I came across the following Lenten sermon on Revelation 12:7-12.

He Threw the Dragon Down

“Revelation is filled with bizarre, crazy images: dragons and horsemen named Death, lions that look like lambs, robes dipped in blood, pregnant women and numbers pregnant with meaning and above it all this image of a boot-stomping, butt-kicking Jesus Christ.

“And my assumption is that, like those evangelists on Washington and King, you assume Revelation is about the future. That it’s like a visual Morse code, warning us of what’s to come.

“But when we treat the Book of Revelation like a Ouija Board that predicts the future, we miss the fact that St John writes down this vision God gives him, sneaks it out of the prison Rome has locked him in, and he sends it out to his churches not not to warn them of what’s to come one day but to remind them of what has already come to pass, once and for all, in Jesus Christ.

“The Book of Revelation is not primarily about the future.

“It is instead in scene after scene, in image after image, in symbol after symbol, about the cross. It’s about the cross.”

Monday, February 18, 2013


Here is a list of the main sources and reference materials used during our study of Revelation.

Epilogue–The End

Outline: Epilogue
Passage: Revelation 22:6b-21
Discussion audio (1h12m)

With the 40th session we arrive at the end of Revelation. John wraps up and reiterates his main themes in this Epilogue section. He does this by echoing words and phrases from the Prologue at the very beginning. What we learn is that everything between the Prologue and Epilogue is explanations and descriptions of themes that were first introduced in the Prologue.

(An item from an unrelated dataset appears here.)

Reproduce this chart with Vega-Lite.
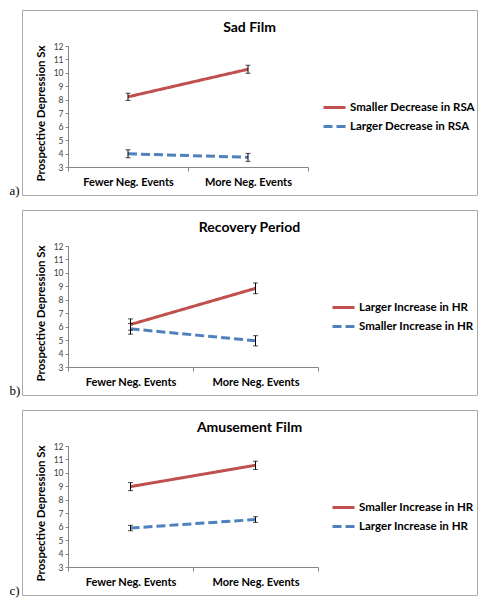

In summary here are the main themes that we discovered during our journey through Revelation.

  1. Jesus is God
  2. Israel is the Church (not ethnic or national)
  3. The Church is the New Jerusalem
  4. The description of the New Jerusalem is not heaven, but the Church
  5. The New Jerusalem is the Holy of Holies, where God dwells, and where his people now dwell
  6. Blessings are given to those who keep the words of Revelation (i.e., keep the commandments) and hold on (remain faithful) to the testimony given by Jesus in the book (the two phrases, “keep the commandments” and “hold to the testimony” are really the same thing)
  7. Revelation compares and contrasts two opposing systems – one based on coercion and force, the other based on love and liberty
  8. Revelation warns Christians against accommodating and approving the use of coercion and force, even for ends that may be good
  9. Babylon and New Jerusalem are two counterpart cities that respectively embody the principles of their masters
  10. Babylon will be destroyed; New Jerusalem will last forever
  11. Jesus’ coming is already here, in part; the rest of the story is just as certain
  12. Revelation is not so much about the future as it is about how Christians are to engage the world while awaiting the full arrival of God’s kingdom

Saturday, February 9, 2013

The New Jerusalem

Outline: The New Jerusalem
Passage: Revelation 21:9-22:6a
Discussion audio (39m)

The Bride of the Lamb is finally revealed! It turns out to be the New Jerusalem. This passage is often read as a description of “heaven” but that turns out to be the least likely application. The New Jerusalem is a description of the Church, of which aspects already exist today and have since Jesus sent the Holy Spirit to his disciples after his resurrection.

The descriptive texts of New Jerusalem are highly suffused with symbolic metaphors from the Old Testament writings as well as other Jewish writings known during the era of Revelation’s writing. The New Jerusalem is the culmination of all that Judaism was looking towards as the climax of history, but is now described in terms of Jesus Christ and the Church.

The New Jerusalem represents the Holy of Holies in Judaism, the place where God himself is said to have dwelt. In Revelation John describes the saints in the Holy of Holies with God himself. It will remain forever, and the saints will dwell in the safety and security of God’s presence. There will be nothing to fear, ever again.